DIRECTIONS FOR THIS TASK:
Find and copy lines holding "that".

━━━━

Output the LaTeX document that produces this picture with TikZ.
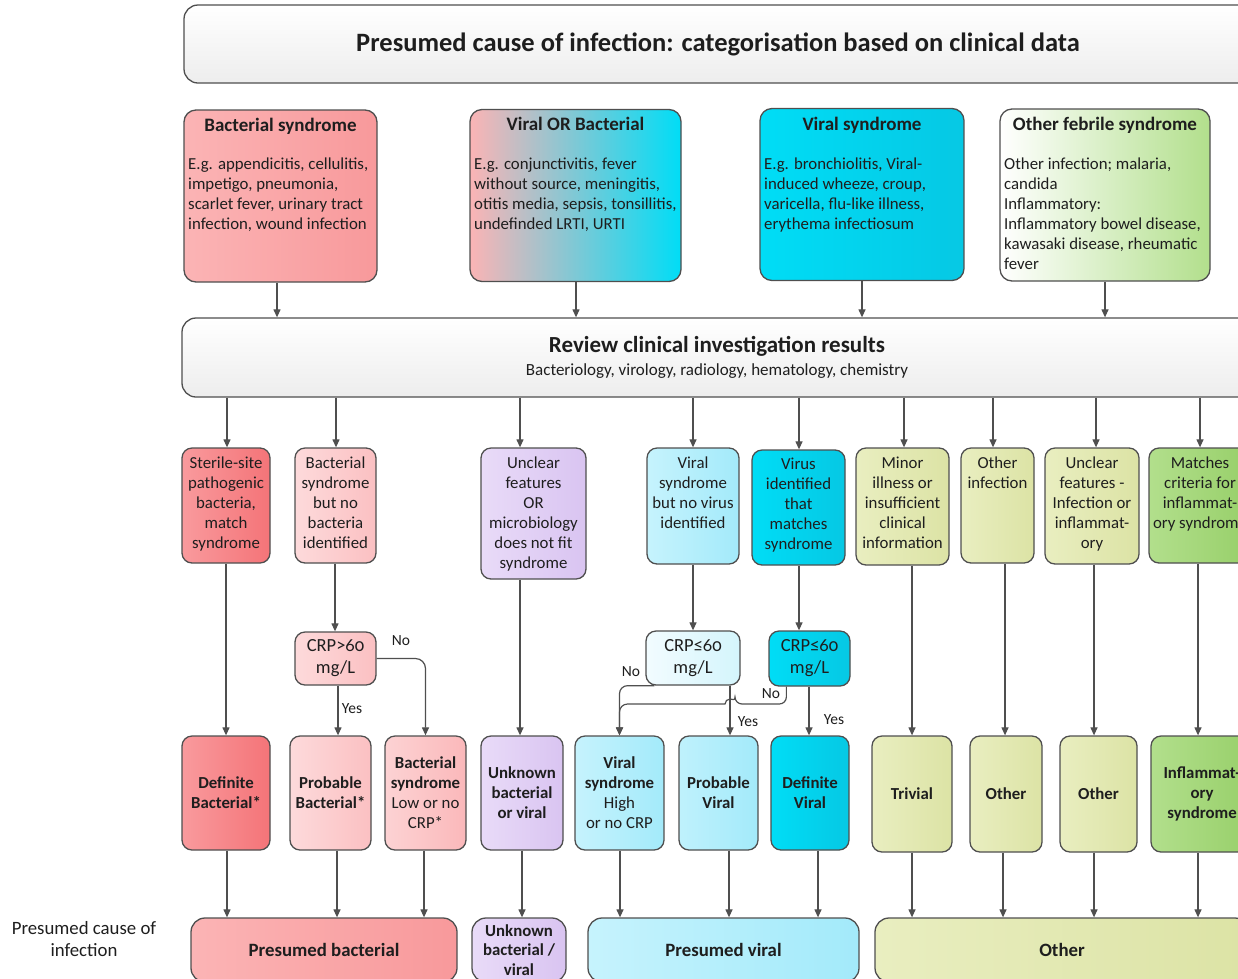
\documentclass[tikz,border=0pt]{standalone}
\usepackage{fontspec}
\setmainfont{Carlito}[Numbers=OldStyle]
\usetikzlibrary{arrows.meta}

\definecolor{linegray}{HTML}{4F4F4F}
\definecolor{inkgray}{HTML}{1E1E1E}
\definecolor{salA}{HTML}{FBB4B5}
\definecolor{salB}{HTML}{F8999B}
\definecolor{redA}{HTML}{F99A9D}
\definecolor{redB}{HTML}{F47478}
\definecolor{pinkA}{HTML}{FDDADB}
\definecolor{pinkB}{HTML}{FBC0C2}
\definecolor{lilA}{HTML}{E9DBF8}
\definecolor{lilB}{HTML}{D9C4F1}
\definecolor{skyA}{HTML}{C6F3FD}
\definecolor{skyB}{HTML}{A3EAFA}
\definecolor{cyanA}{HTML}{00DDF6}
\definecolor{cyanB}{HTML}{06C8E4}
\definecolor{iceA}{HTML}{F2FCFF}
\definecolor{iceB}{HTML}{D4F5FC}
\definecolor{oliA}{HTML}{E9EEC0}
\definecolor{oliB}{HTML}{DCE3A5}
\definecolor{grnA}{HTML}{B2DF8C}
\definecolor{grnB}{HTML}{97CF69}

\tikzset{
  box/.style={draw=linegray, line width=1.3pt, rounded corners=10pt, inner sep=0pt,
    align=center, text=inkgray},
  hdtxt/.style={font=\fontsize{19}{22}\selectfont\bfseries, inner sep=0pt, anchor=north,
    text=inkgray},
  bdtxt/.style={font=\fontsize{16.8}{20}\selectfont, inner sep=0pt, anchor=north west,
    align=left, text=inkgray},
  midtxt/.style={font=\fontsize{16.8}{20}\selectfont, inner sep=0pt, anchor=north,
    align=center, text=inkgray},
}

\begin{document}
\begin{tikzpicture}[x=1pt, y=-1pt]
  \useasboundingbox (0,0) rectangle (1238,978);
  \clip (0,0) rectangle (1238,978);

  % header and review
  \node[box, rounded corners=14pt, top color=white, bottom color=black!7,
    minimum width=1068pt, minimum height=78pt,
    font=\fontsize{26.5}{30}\selectfont\bfseries] (head) at (718,44)
    {Presumed cause of infection: categorisation based on clinical data};
  \node[box, rounded corners=14pt, top color=white, bottom color=black!7,
    minimum width=1070pt, minimum height=79pt,
    font=\fontsize{17}{23}\selectfont] (review) at (717,357.5)
    {{\fontsize{23}{23}\selectfont\bfseries Review clinical investigation results}\\
     Bacteriology, virology, radiology, hematology, chemistry};

  % syndromes
  \begin{scope}[every node/.style={box, rounded corners=12pt, minimum height=172pt}]
    \node[left color=salA, right color=salB, minimum width=193pt] (bact) at (280.5,196) {};
    \node[left color=salA, right color=cyanA, minimum width=211pt] (either) at (575.5,195.5) {};
    \node[left color=cyanA, right color=cyanB, minimum width=204pt] (viral) at (862,194.5) {};
    \node[left color=white, right color=grnA, minimum width=210pt] (febrile) at (1105,195) {};
  \end{scope}

  \begin{scope}[every node/.style={hdtxt}]
    \node (bact-h)    at (280.5,117.5) {Bacterial syndrome};
    \node (either-h)  at (575.5,116.5) {Viral OR Bacterial};
    \node (viral-h)   at (862,116.5)   {Viral syndrome};
    \node (febrile-h) at (1105,116.5)  {Other febrile syndrome};
  \end{scope}

  \begin{scope}[every node/.style={bdtxt}]
    \node (bact-b) at (188,157.5)
      {E.g. appendicitis, cellulitis,\\impetigo, pneumonia,\\scarlet fever, urinary tract\\infection, wound infection};
    \node (either-b) at (474,157.5)
      {E.g. conjunctivitis, fever\\without source, meningitis,\\otitis media, sepsis, tonsillitis,\\undefinded LRTI, URTI};
    \node (viral-b) at (764,157.5)
      {E.g. bronchiolitis, Viral-\\induced wheeze, croup,\\varicella, flu-like illness,\\erythema infectiosum};
    \node (febrile-b) at (1004,157.5)
      {Other infection; malaria,\\candida\\Inflammatory:\\Inflammatory bowel disease,\\kawasaki disease, rheumatic\\fever};
  \end{scope}

  % investigation results
  \begin{scope}[every node/.style={box, minimum height=115pt}]
    \node[left color=redA, right color=redB, minimum width=88pt] (sterile) at (226,505.5) {};
    \node[left color=pinkA, right color=pinkB, minimum width=81pt] (nobact) at (335.5,505.5) {};
    \node[left color=lilA, right color=lilB, minimum width=105pt, minimum height=131pt] (unclear) at (533.5,513.5) {};
    \node[left color=skyA, right color=skyB, minimum width=92pt, minimum height=116pt] (novirus) at (693,506) {};
    \node[left color=cyanA, right color=cyanB, minimum width=93pt] (virus) at (798.5,507.5) {};
    \node[left color=oliA, right color=oliB, minimum width=93pt, minimum height=117pt] (minor) at (902.5,506.5) {};
    \node[left color=oliA, right color=oliB, minimum width=73pt] (otherinf) at (997.5,505.5) {};
    \node[left color=oliA, right color=oliB, minimum width=94pt, minimum height=116pt] (infinfl) at (1092,506) {};
    \node[left color=grnA, right color=grnB, minimum width=102pt] (criteria) at (1200,505.5) {};
  \end{scope}

  \begin{scope}[every node/.style={midtxt}]
    \node (sterile-t)  at (226,456.5)    {Sterile-site\\pathogenic\\bacteria,\\match\\syndrome};
    \node (nobact-t)   at (335.5,456.5)  {Bacterial\\syndrome\\but no\\bacteria\\identified};
    \node (unclear-t)  at (533.5,456.5)  {Unclear\\features\\OR\\microbiology\\does not fit\\syndrome};
    \node (novirus-t)  at (693,456.5)    {Viral\\syndrome\\but no virus\\identified};
    \node (virus-t)    at (798.5,457.5)  {Virus\\identified\\that\\matches\\syndrome};
    \node (minor-t)    at (902.5,456.5)  {Minor\\illness or\\insufficient\\clinical\\information};
    \node (otherinf-t) at (997.5,456.5)  {Other\\infection};
    \node (infinfl-t)  at (1092,456.5)   {Unclear\\features -\\Infection or\\inflammat-\\ory};
    \node (criteria-t) at (1200,456.5)   {Matches\\criteria for\\inflammat-\\ory syndrome};
  \end{scope}

  % CRP checks
  \begin{scope}[every node/.style={box, font=\fontsize{18.5}{22}\selectfont}]
    \node[left color=pinkA, right color=pinkB, minimum width=81pt, minimum height=53pt] (crphi) at (335.5,658.5) {CRP>60\\mg/L};
    \node[left color=iceA, right color=iceB, minimum width=94pt, minimum height=54pt] (crplo) at (693,658) {CRP≤60\\mg/L};
    \node[left color=cyanA, right color=cyanB, minimum width=81pt, minimum height=55pt] (crpv) at (809.5,658.5) {CRP≤60\\mg/L};
  \end{scope}

  % categories
  \begin{scope}[every node/.style={box, minimum height=114pt, font=\fontsize{16.8}{20}\selectfont\bfseries}]
    \node[left color=redA, right color=redB, minimum width=88pt] (defbact) at (226,793) {Definite\\Bacterial*};
    \node[left color=pinkA, right color=pinkB, minimum width=81pt] (probbact) at (330.5,793) {Probable\\Bacterial*};
    \node[left color=pinkA!80!salA, right color=pinkB!80!salB, minimum width=81pt] (lowcrp) at (425.5,793)
      {Bacterial\\syndrome\\\mdseries Low or no\\\mdseries CRP*};
    \node[left color=lilA, right color=lilB, minimum width=82pt] (unknown) at (522,793) {Unknown\\bacterial\\or viral};
    \node[left color=skyA, right color=skyB, minimum width=89pt] (highcrp) at (619.5,793)
      {Viral\\syndrome\\\mdseries High\\\mdseries or no CRP};
    \node[left color=skyA!80!skyB, right color=skyB, minimum width=79pt] (probvir) at (718.5,793) {Probable\\Viral};
    \node[left color=cyanA, right color=cyanB, minimum width=78pt] (defvir) at (810,793) {Definite\\Viral};
    \node[left color=oliA, right color=oliB, minimum width=80pt, minimum height=116pt] (trivial) at (912,794) {Trivial};
    \node[left color=oliA, right color=oliB, minimum width=72pt, minimum height=116pt] (other1) at (1006,794) {Other};
    \node[left color=oliA, right color=oliB, minimum width=77pt, minimum height=116pt] (other2) at (1098.5,794) {Other};
    \node[left color=grnA, right color=grnB, minimum width=102pt, minimum height=116pt] (inflam) at (1202,794)
      {Inflammat-\\ory\\syndrome};
  \end{scope}

  % presumed cause
  \begin{scope}[every node/.style={box, rounded corners=14pt, minimum height=64pt, font=\fontsize{18.8}{20}\selectfont\bfseries}]
    \node[left color=salA, right color=salB, minimum width=266pt] (pbact) at (324,950) {Presumed bacterial};
    \node[left color=lilA, right color=lilB, minimum width=94pt, font=\fontsize{16.8}{19.5}\selectfont\bfseries] (punk) at (519,950)
      {Unknown\\bacterial /\\viral};
    \node[left color=skyA, right color=skyB, minimum width=271pt] (pvir) at (723.5,950) {Presumed viral};
    \node[left color=oliA, right color=oliB, minimum width=374pt] (pother) at (1062,950) {Other};
  \end{scope}

  \node[font=\fontsize{18.8}{22}\selectfont, align=center, text=inkgray] (cause) at (84,939) {Presumed cause of\\infection};

  % connectors
  \begin{scope}[every edge/.style={draw=linegray, line width=1.2pt, -{Triangle[length=8pt,width=7pt]}}]
    \path (bact.south -| 277,0)    edge (review.north -| 277,0);
    \path (either.south -| 576,0)  edge (review.north -| 576,0);
    \path (viral.south -| 862,0)   edge (review.north -| 862,0);
    \path (febrile.south -| 1105,0) edge (review.north -| 1105,0);

    \path (review.south -| 227,0)  edge (sterile.north -| 227,0);
    \path (review.south -| 336,0)  edge (nobact.north -| 336,0);
    \path (review.south -| 520,0)  edge (unclear.north -| 520,0);
    \path (review.south -| 693,0)  edge (novirus.north -| 693,0);
    \path (review.south -| 799,0)  edge (virus.north -| 799,0);
    \path (review.south -| 904,0)  edge (minor.north -| 904,0);
    \path (review.south -| 993,0)  edge (otherinf.north -| 993,0);
    \path (review.south -| 1096,0) edge (infinfl.north -| 1096,0);
    \path (review.south -| 1200,0) edge (criteria.north -| 1200,0);

    \path (sterile.south -| 226,0)  edge (defbact.north -| 226,0);
    \path (nobact.south -| 335,0)   edge (crphi.north -| 335,0);
    \path (crphi.south -| 338,0)    edge (probbact.north -| 338,0);
    \path (unclear.south -| 520,0)  edge (unknown.north -| 520,0);
    \path (novirus.south -| 693,0)  edge (crplo.north -| 693,0);
    \path (virus.south -| 799,0)    edge (crpv.north -| 799,0);
    \path (crplo.south -| 730,0)    edge (probvir.north -| 730,0);
    \path (crpv.south -| 809,0)     edge (defvir.north -| 809,0);
    \path (minor.south -| 912,0)    edge (trivial.north -| 912,0);
    \path (otherinf.south -| 1005,0) edge (other1.north -| 1005,0);
    \path (infinfl.south -| 1094,0) edge (other2.north -| 1094,0);
    \path (criteria.south -| 1198,0) edge (inflam.north -| 1198,0);

    \path (defbact.south -| 227,0)  edge (pbact.north -| 227,0);
    \path (probbact.south -| 337,0) edge (pbact.north -| 337,0);
    \path (lowcrp.south -| 424,0)   edge (pbact.north -| 424,0);
    \path (unknown.south -| 522,0)  edge (punk.north -| 522,0);
    \path (highcrp.south -| 620,0)  edge (pvir.north -| 620,0);
    \path (probvir.south -| 729,0)  edge (pvir.north -| 729,0);
    \path (defvir.south -| 818,0)   edge (pvir.north -| 818,0);
    \path (trivial.south -| 912,0)  edge (pother.north -| 912,0);
    \path (other1.south -| 1003,0)  edge (pother.north -| 1003,0);
    \path (other2.south -| 1094,0)  edge (pother.north -| 1094,0);
    \path (inflam.south -| 1198,0)  edge (pother.north -| 1198,0);
  \end{scope}

  % no branches
  \draw[draw=linegray, line width=1.2pt, rounded corners=10pt, -{Triangle[length=8pt,width=7pt]}]
    (crphi.east) -| (lowcrp.north);
  \draw[draw=linegray, line width=1.2pt, rounded corners=8pt, -{Triangle[length=8pt,width=7pt]}]
    ([xshift=9pt]crplo.south west) -| (highcrp.north);
  \draw[draw=linegray, line width=1.2pt, rounded corners=7pt, -{Triangle[length=8pt,width=7pt]}]
    ([xshift=18pt]crpv.south west) |- (735,704)
    [sharp corners] arc[start angle=0, end angle=180, radius=5pt]
    [rounded corners=8pt] -| (highcrp.north);

  \begin{scope}[every node/.style={font=\fontsize{15.5}{18}\selectfont, inner sep=0pt, text=inkgray}]
    \node (hi-no)  at (401,641) {No};
    \node (hi-yes) at (352,709) {Yes};
    \node (lo-no)  at (631,672) {No};
    \node (lo-yes) at (748,722) {Yes};
    \node (v-no)   at (771,694) {No};
    \node (v-yes)  at (834,720) {Yes};
  \end{scope}

\end{tikzpicture}
\end{document}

━━━━

FULL ANSWER:
Output the LaTeX document that produces this picture with TikZ.
    \node (virus-t)    at (798.5,457.5)  {Virus\\identified\\that\\matches\\syndrome};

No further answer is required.